Quizás uno de los mayores aportes de Gabriel García Márquez
al oficio periodístico, más allá de los valores de su obra de no
ficción, haya sido el de sostener, a lo largo de su vida, que él era,
sobre todo, un periodista, y en dar muestras —con hechos concretos, con
declaraciones en las que decía cosas como “Aprendí a escribir cuentos
escribiendo crónicas y reportajes” o “El periodismo me ayudó a
escribir”— de que lo decía en serio. Empezó a ejercer el oficio cuando
tenía 20 años, en El Universal, de Cartagena de Indias, y desde
entonces y hasta su último emprendimiento periodístico, cuando en 1998
compró la revista colombiana Cambio,todos sus actos indicaron
que para él el periodismo no era un ganapán ni un oficio bastardo, sino
una forma de la literatura a la que valía la pena entregarle la vocación
y la vida.
Si se hace un paralelo entre su obra periodística y su obra de ficción se ve que, por ejemplo, mientras trabajaba en El Espectador, de Bogotá (y daba forma en 1955 a las veinte entregas consecutivas de lo que sería después el libro Relato de un náufrago), o era corresponsal de Prensa Latina, escribía El coronel no tiene quien le escriba y La mala hora. Aún después de Cien años de soledad, la novela de 1967 que lo puso bajo los reflectores, siguió publicando artículos en El tiempo, de Colombia, y después en EL PAÍS, de España. A un año de la aparición de El amor en los tiempos del cólera, en 1985, publicó un libro de no ficción: Miguel Littin, clandestino en Chile.

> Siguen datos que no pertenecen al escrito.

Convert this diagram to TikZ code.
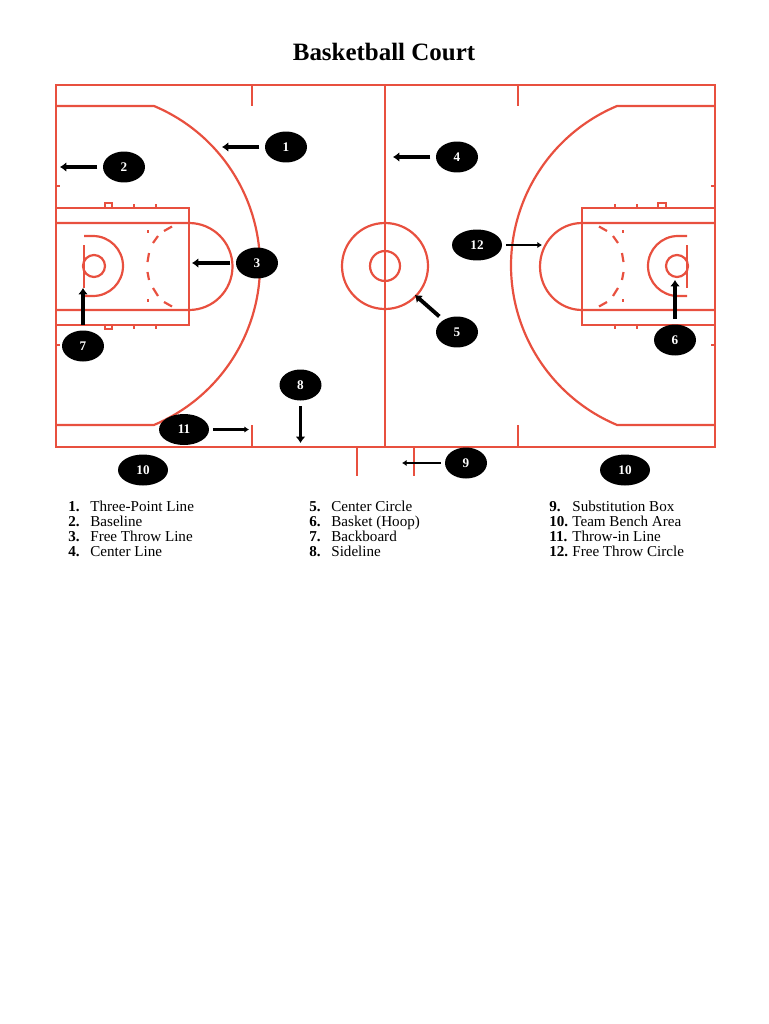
\documentclass[tikz,border=0pt]{standalone}
\usepackage{fontspec}
\setmainfont{Liberation Serif}
\definecolor{courtred}{HTML}{E8503F}
\usetikzlibrary{shapes.geometric, arrows.meta}
\tikzset{
	court/.style={draw=courtred, line width=1.25pt},
	courtthin/.style={draw=courtred, line width=0.9pt},
	callout/.style={ellipse, fill=black, text=white, inner sep=0pt, minimum width=0.84cm, minimum height=0.62cm, font=\fontsize{7.5}{9}\selectfont\bfseries},
	wide/.style={minimum width=1cm},
	pointer/.style={line width=2.2pt, -{Latex[length=3.6pt, width=5.6pt]}, shorten <=3pt},
	thinpointer/.style={line width=1.3pt, -{Latex[length=2.6pt, width=3.6pt]}, shorten <=2pt},
	legend/.style={anchor=base west, inner sep=0pt, font=\fontsize{8.6}{10}\selectfont},
}
\begin{document}
\begin{tikzpicture}[x=0.02cm, y=-0.02cm]
		\useasboundingbox (0, 0) rectangle (768, 1024);

		\node[inner sep=0pt, font=\fontsize{14.2}{16}\selectfont\bfseries] (title) at (384, 52) {Basketball Court};

		\draw[court] (56, 85) rectangle (715, 447);
		\draw[court] (385, 85) -- (385, 447);
		\draw[court] (252, 85) -- (252, 106);
		\draw[court] (518, 85) -- (518, 106);
		\draw[court] (252, 425) -- (252, 447);
		\draw[court] (518, 425) -- (518, 447);
		\draw[court] (357, 447) -- (357, 476);
		\draw[court] (414, 447) -- (414, 476);

		\draw[court] (385, 266) circle (43);
		\draw[court] (385, 266) circle (15);

		\draw[court] (56, 106) -- (154, 106) arc[start angle=-67.2, end angle=67.2, radius=173] -- (56, 425);
		\draw[court] (715, 106) -- (617, 106) arc[start angle=247.2, end angle=112.8, radius=173] -- (715, 425);

		\draw[court] (56, 208) rectangle (189, 325);
		\draw[court] (56, 223) -- (189, 223) arc[start angle=-90, end angle=90, radius=43.5] -- (56, 310);
		\draw[court] (84, 236) -- (93, 236) arc[start angle=-90, end angle=90, radius=30] -- (84, 296);
		\draw[court] (84, 245) -- (84, 288);
		\draw[court] (94, 266) circle (11);

		\draw[court] (582, 208) rectangle (715, 325);
		\draw[court] (715, 223) -- (582, 223) arc[start angle=270, end angle=90, x radius=42, y radius=43.5] -- (715, 310);
		\draw[court] (687, 236) -- (678, 236) arc[start angle=270, end angle=90, radius=30] -- (687, 296);
		\draw[court] (687, 245) -- (687, 288);
		\draw[court] (677, 266) circle (11);

		\draw[courtthin] (105, 203) rectangle (112, 208);
		\draw[courtthin] (105, 325) rectangle (112, 329);
		\draw[courtthin] (134, 204) -- (134, 208);
		\draw[courtthin] (156, 204) -- (156, 208);
		\draw[courtthin] (134, 325) -- (134, 329);
		\draw[courtthin] (156, 325) -- (156, 329);
		\draw[courtthin] (658, 203) rectangle (666, 208);
		\draw[courtthin] (615, 204) -- (615, 208);
		\draw[courtthin] (637, 204) -- (637, 208);
		\draw[courtthin] (615, 325) -- (615, 329);
		\draw[courtthin] (637, 325) -- (637, 329);
		\draw[courtthin] (56, 186) -- (60, 186);
		\draw[courtthin] (56, 345) -- (60, 345);
		\draw[courtthin] (711, 186) -- (715, 186);
		\draw[courtthin] (711, 345) -- (715, 345);

		\draw[court] (172, 226.5) -- (164, 231);
		\draw[court] (158, 236) -- (153, 243);
		\draw[court] (149, 253) -- (147.5, 262);
		\draw[court] (147.5, 272) -- (149, 280);
		\draw[court] (153, 288) -- (158, 296);
		\draw[court] (164, 302) -- (172, 306.5);
		\draw[court] (148, 230) -- (148, 233);
		\draw[court] (148, 299) -- (148, 302);

		\draw[court] (599, 226.5) -- (607, 231);
		\draw[court] (613, 236) -- (618, 243);
		\draw[court] (622, 253) -- (623.5, 262);
		\draw[court] (623.5, 272) -- (622, 280);
		\draw[court] (618, 288) -- (613, 296);
		\draw[court] (607, 302) -- (599, 306.5);
		\draw[court] (623, 230) -- (623, 233);
		\draw[court] (623, 299) -- (623, 302);

		\node[callout] (n1) at (286, 147) {1};
		\node[callout] (n2) at (124, 167) {2};
		\node[callout] (n3) at (257, 263) {3};
		\node[callout] (n4) at (457, 157) {4};
		\node[callout] (n5) at (457, 332) {5};
		\node[callout] (n6) at (675, 340) {6};
		\node[callout] (n7) at (83, 346) {7};
		\node[callout] (n8) at (300.5, 385) {8};
		\node[callout] (n9) at (466, 463) {9};
		\node[callout, wide] (n10a) at (143, 470) {10};
		\node[callout, wide] (n10b) at (625, 470) {10};
		\node[callout, wide] (n11) at (184, 429.5) {11};
		\node[callout, wide] (n12) at (477, 245) {12};

		\coordinate (tip1) at (222, 147);
		\coordinate (tip2) at (60, 167);
		\coordinate (tip3) at (192, 263);
		\coordinate (tip4) at (393, 157);
		\coordinate (tip5) at (415, 295);
		\coordinate (tip6) at (675, 280);
		\coordinate (tip7) at (83, 288);
		\coordinate (tip8) at (300.5, 443);
		\coordinate (tip9) at (402, 463);
		\coordinate (tip11) at (249, 429.5);
		\coordinate (tip12) at (542, 245);

		\draw[pointer] (n1) -- (tip1);
		\draw[pointer] (n2) -- (tip2);
		\draw[pointer] (n3) -- (tip3);
		\draw[pointer] (n4) -- (tip4);
		\draw[pointer] (n5) -- (tip5);
		\draw[pointer] (n6) -- (tip6);
		\draw[pointer] (n7) -- (tip7);
		\draw[pointer, line width=1.7pt] (n8) -- (tip8);
		\draw[thinpointer] (n9) -- (tip9);
		\draw[thinpointer] (n11) -- (tip11);
		\draw[thinpointer] (n12) -- (tip12);

		\node[legend] (num1) at (68, 511) {\textbf{1.}};
		\node[legend] (num2) at (68, 526) {\textbf{2.}};
		\node[legend] (num3) at (68, 541) {\textbf{3.}};
		\node[legend] (num4) at (68, 556) {\textbf{4.}};
		\node[legend] (txt1) at (90, 511) {Three-Point Line};
		\node[legend] (txt2) at (90, 526) {Baseline};
		\node[legend] (txt3) at (90, 541) {Free Throw Line};
		\node[legend] (txt4) at (90, 556) {Center Line};

		\node[legend] (num5) at (309, 511) {\textbf{5.}};
		\node[legend] (num6) at (309, 526) {\textbf{6.}};
		\node[legend] (num7) at (309, 541) {\textbf{7.}};
		\node[legend] (num8) at (309, 556) {\textbf{8.}};
		\node[legend] (txt5) at (331, 511) {Center Circle};
		\node[legend] (txt6) at (331, 526) {Basket (Hoop)};
		\node[legend] (txt7) at (331, 541) {Backboard};
		\node[legend] (txt8) at (331, 556) {Sideline};

		\node[legend] (num9) at (549, 511) {\textbf{9.}};
		\node[legend] (num10) at (549, 526) {\textbf{10.}};
		\node[legend] (num11) at (549, 541) {\textbf{11.}};
		\node[legend] (num12) at (549, 556) {\textbf{12.}};
		\node[legend] (txt9) at (572, 511) {Substitution Box};
		\node[legend] (txt10) at (572, 526) {Team Bench Area};
		\node[legend] (txt11) at (572, 541) {Throw-in Line};
		\node[legend] (txt12) at (572, 556) {Free Throw Circle};
\end{tikzpicture}
\end{document}
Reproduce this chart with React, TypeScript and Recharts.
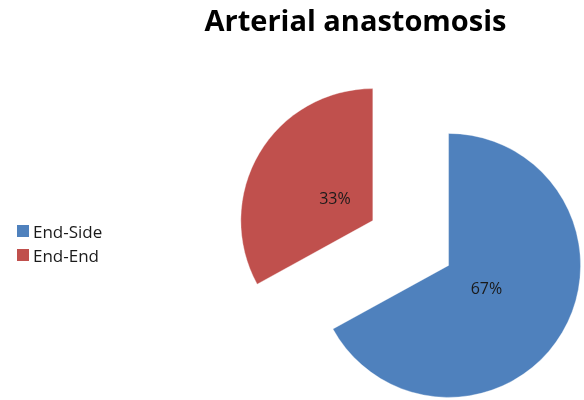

Y, cuando ya no necesitaba demostrarle a nadie lo que podía hacer, investigó y escribió Noticia de un secuestro,
en 1996. Fue uno de los pocos autores latinoamericanos de su generación
—otro, insoslayable, es Mario Vargas Llosa—, que creyó que el
periodismo bien hecho podía llegar a ser un arte, y que actuó en
consecuencia. Cuando ganó el Nobel, en 1982, convocó al argentino Tomás
Eloy Martínez para hacer, con el dinero del premio, un periódico que iba
a llamarse El Otro, y que no llegó a existir. En 1992 formó parte de QAP,
un noticiero televisivo de mucho éxito en Colombia. Finalmente, en
1994, cuando hacía doce años que había ganado el premio Nobel y
veintisiete que había escrito Cien años de soledad, creó la
Fundación Nuevo Periodismo Iberoamericano. Llevaba casi tres décadas en
el centro del escenario, recibiendo todo tipo de honores como escritor
de ficción y, sin embargo, decidió apoyar un proyecto destinado a gente
que vive de contar historias reales para estimular “las vocaciones, la
ética y la buena narración en el periodismo”. Desde entonces, la
Fundación trabaja de diversas formas —sobre todo, aunque no sólo,
organizando talleres para periodistas— en torno a ese mandato. Hoy, el
panorama de la crónica en habla hispana no es idílico, pero tampoco el
peor de todos los posibles. El premio que otorga la Fundación —reeditado
en 2013 bajo el nombre de Gabriel García Márquez—, se transformó en uno
de los más prestigiosos y mejor dotados del oficio. En los últimos
años, casi todas las casas editoriales tienen una colección de crónica y
varias revistas del continente americano —El Malpensante, Etiqueta Negra, Soho, Anfibia, Gatopardo—,
cultivan el género. Para las nuevas generaciones, los referentes del
oficio ya no son sólo Tom Wolfe o Truman Capote, sino también —quizás
sobre todo- periodistas de habla hispana, muchos de los cuales han sido
sus maestros en talleres de la Fundación: Alma Guillermoprieto, Martin
Caparrós, Alberto Salcedo Ramos, Juan Villoro. Es difícil pensar el
estado de la no ficción en América Latina sin tener en cuenta ese gesto
de García Márquez que, veinte años atrás, decidió crear esta fundación
para periodistas cuando, con todo su nombre, con todo su poder, pudo
haber hecho otra cosa: un festival de cine, un premio de novela, o nada.
Si hoy muchos periodistas de nuevas generaciones se dedican a su oficio
sin sentir que necesitan validar su trabajo con, además, una potente
obra de ficción, es, en buena parte, gracias a ese gesto.